L’amour sous sa forme la plus métaphysique se traduit par l’espoir porté aux autres. Les textes de Rounhaa sont bruts, uniquement pour être au plus près de la vérité. Rêveur et authentique, le Suisse fait de sa musique un catalyseur pour soi, où la personne enfouie au fond de nous-même est libre de s’exprimer.
Le jeu de l’image
Au-delà de l’approche sensible de l’album, on peut se demander quel est l’objectif de la direction artistique choisie par l’artiste, dans ses spécificités physiques et sonores.

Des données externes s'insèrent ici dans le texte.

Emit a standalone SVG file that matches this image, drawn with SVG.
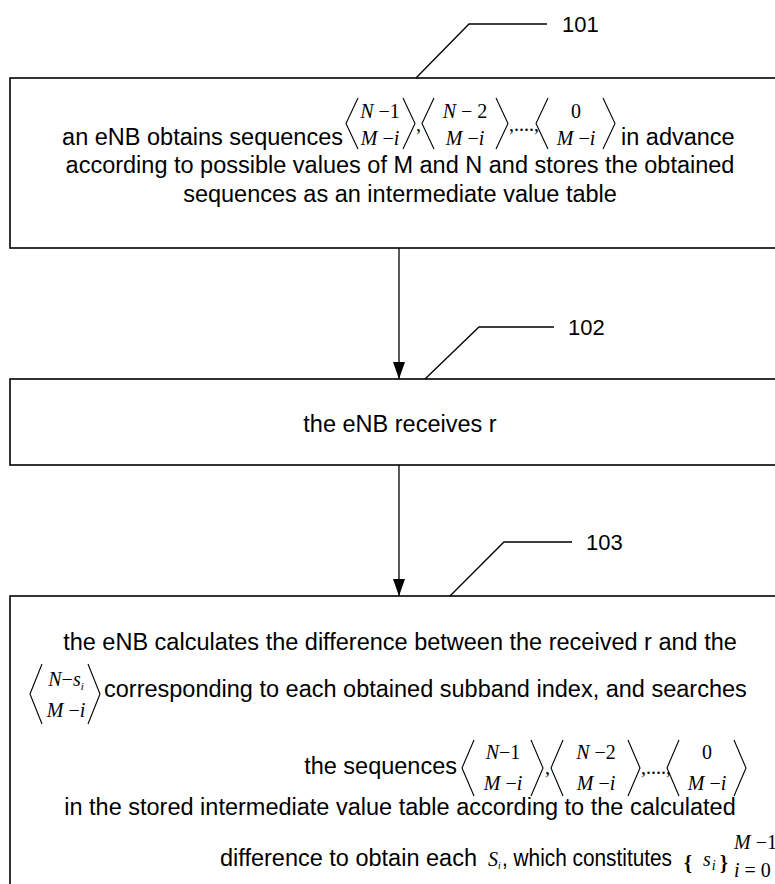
<svg xmlns="http://www.w3.org/2000/svg" width="775" height="884" viewBox="0 0 775 884">
<defs>
<style>
.box{fill:#fff;stroke:#000;stroke-width:1.6}
.ln{fill:none;stroke:#000;stroke-width:1.3}
.br{fill:none;stroke:#000;stroke-width:1.1}
.t{font-family:"Liberation Sans",Arial,sans-serif;font-size:23.5px;fill:#000}
.lbl{font-family:"Liberation Sans",Arial,sans-serif;font-size:22px;fill:#000}
.m{font-family:"Liberation Serif","Times New Roman",serif;font-size:20px;fill:#000}
.i{font-style:italic}
</style>
<marker id="ah" markerWidth="17" markerHeight="12" refX="17" refY="6" orient="auto" markerUnits="userSpaceOnUse" viewBox="0 0 17 12">
<path d="M0,0 L17,6 L0,12 Z" fill="#000"/>
</marker>
</defs>
<rect width="775" height="884" fill="#fff"/>

<g id="connectors">
<line class="ln" x1="399" y1="248" x2="399" y2="379" marker-end="url(#ah)"/>
<line class="ln" x1="399" y1="465" x2="399" y2="596" marker-end="url(#ah)"/>
</g>

<g id="node101">
<rect class="box" x="10" y="78" width="800" height="170"/>
<polyline class="ln" points="416,78 469,24 547,24"/>
<text class="lbl" x="562" y="32">101</text>
<text class="t" x="343" y="145" text-anchor="end">an eNB obtains sequences</text>
<polyline class="br" points="358,98 346,123.5 358,149"/>
<text class="m" x="380" y="118" text-anchor="middle"><tspan class="i">N</tspan> −1</text>
<text class="m" x="380" y="145" text-anchor="middle"><tspan class="i">M</tspan> −<tspan class="i">i</tspan></text>
<polyline class="br" points="403,98 415,123.5 403,149"/>
<text class="m" x="416" y="131">,</text>
<polyline class="br" points="434,98 422,123.5 434,149"/>
<text class="m" x="465" y="118" text-anchor="middle"><tspan class="i">N</tspan> − 2</text>
<text class="m" x="465" y="145" text-anchor="middle"><tspan class="i">M</tspan> −<tspan class="i">i</tspan></text>
<polyline class="br" points="496,98 508,123.5 496,149"/>
<text class="m" x="509" y="131">,....,</text>
<polyline class="br" points="548,98 536,123.5 548,149"/>
<text class="m" x="576" y="118" text-anchor="middle">0</text>
<text class="m" x="576" y="145" text-anchor="middle"><tspan class="i">M</tspan> −<tspan class="i">i</tspan></text>
<polyline class="br" points="603,98 615,123.5 603,149"/>
<text class="t" x="621" y="145">in advance</text>
<text class="t" x="400" y="173" text-anchor="middle">according to possible values of M and N and stores the obtained</text>
<text class="t" x="400" y="202" text-anchor="middle">sequences as an intermediate value table</text>
</g>

<g id="node102">
<rect class="box" x="10" y="379" width="800" height="86"/>
<polyline class="ln" points="425,379 479,327 554,327"/>
<text class="lbl" x="568" y="335">102</text>
<text class="t" x="400" y="432" text-anchor="middle">the eNB receives r</text>
</g>

<g id="node103">
<rect class="box" x="10" y="596" width="800" height="300"/>
<polyline class="ln" points="450,596 504,542 572,542"/>
<text class="lbl" x="586" y="550">103</text>
<text class="t" x="400" y="650" text-anchor="middle">the eNB calculates the difference between the received r and the</text>
<polyline class="br" points="42,664 30,694 42,724"/>
<text class="m" x="66" y="686" text-anchor="middle"><tspan class="i">N</tspan>−<tspan class="i">s</tspan><tspan class="i" font-size="11" dy="4">i</tspan></text>
<text class="m" x="66" y="717" text-anchor="middle"><tspan class="i">M</tspan> −<tspan class="i">i</tspan></text>
<polyline class="br" points="88,664 100,694 88,724"/>
<text class="t" x="104" y="697">corresponding to each obtained subband index, and searches</text>
<text class="t" x="457" y="774" text-anchor="end">the sequences</text>
<polyline class="br" points="474,740 462,768 474,796"/>
<text class="m" x="503" y="759" text-anchor="middle"><tspan class="i">N</tspan>−1</text>
<text class="m" x="503" y="790" text-anchor="middle"><tspan class="i">M</tspan> −<tspan class="i">i</tspan></text>
<polyline class="br" points="531,740 543,768 531,796"/>
<text class="m" x="545" y="774">,</text>
<polyline class="br" points="563,740 551,768 563,796"/>
<text class="m" x="596" y="759" text-anchor="middle"><tspan class="i">N</tspan> −2</text>
<text class="m" x="596" y="790" text-anchor="middle"><tspan class="i">M</tspan> −<tspan class="i">i</tspan></text>
<polyline class="br" points="628,740 640,768 628,796"/>
<text class="m" x="641" y="774">,....,</text>
<polyline class="br" points="679,740 667,768 679,796"/>
<text class="m" x="707" y="759" text-anchor="middle">0</text>
<text class="m" x="707" y="790" text-anchor="middle"><tspan class="i">M</tspan> −<tspan class="i">i</tspan></text>
<polyline class="br" points="734,740 746,768 734,796"/>
<text class="t" x="400" y="815" text-anchor="middle">in the stored intermediate value table according to the calculated</text>
<text class="t" x="220" y="866">difference to obtain each</text>
<text class="m" x="488" y="866"><tspan class="i">S</tspan><tspan class="i" font-size="10" dy="3">i</tspan></text>
<text class="t" x="502" y="866" textLength="170" lengthAdjust="spacingAndGlyphs">, which constitutes</text>
<text class="m" x="684" y="870" font-size="32" font-weight="bold">{</text>
<text class="m" x="703" y="866" font-size="22"><tspan class="i">s</tspan><tspan class="i" font-size="14" dx="1" dy="4">i</tspan></text>
<text class="m" x="720" y="870" font-size="32" font-weight="bold">}</text>
<text class="m" x="734" y="849" font-size="11.5"><tspan class="i">M</tspan> −1</text>
<text class="m" x="734" y="877" font-size="11.5"><tspan class="i">i</tspan> = 0</text>
</g>
</svg>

En effet, Rounhaa nous propose de découvrir JAAFAR avec une vision plutôt alternative. Notamment à l’aide d’une cover sombre qui garde un aspect mystérieux et imaginaire. Les chaînes évoquent l’énergie mécanique et électrique de l’album. Mais métaphoriquement, on peut aussi les comparer aux barrières artistiques et personnelles dont Rounhaa essayerait de se détacher.
Rounhaa décide de manier sa voix de manière originale en la saturant au maximum. Il lâche totalement prise sur certains morceaux composites, comme sur « 2B2T ». Rounhaa a su s’entourer d’artistes garants d’un mélange qui fonctionne, où mélancolie et musique électronique se mêlent sans barrières. « BRUTAL » en est sûrement la preuve la plus concrète, produit par BKH. Sur l’album, on retrouve aussi LUCASV et amne, mais aussi abel31 sur « Love Death Robots » le premier single du projet, clippé au Japon. Abdellah Akachour, Augustin Charnet, Gizmo7k, Aloïs Zandry, Abdemassad Boussahfa et Mhamed El Menjra complètent le casting tandis qu’aucun featuring ne figure sur l’album.
Hybride, Rounhaa poursuit sa route. C’est pas blanc, c’est pas noir, c’est très souvent gris.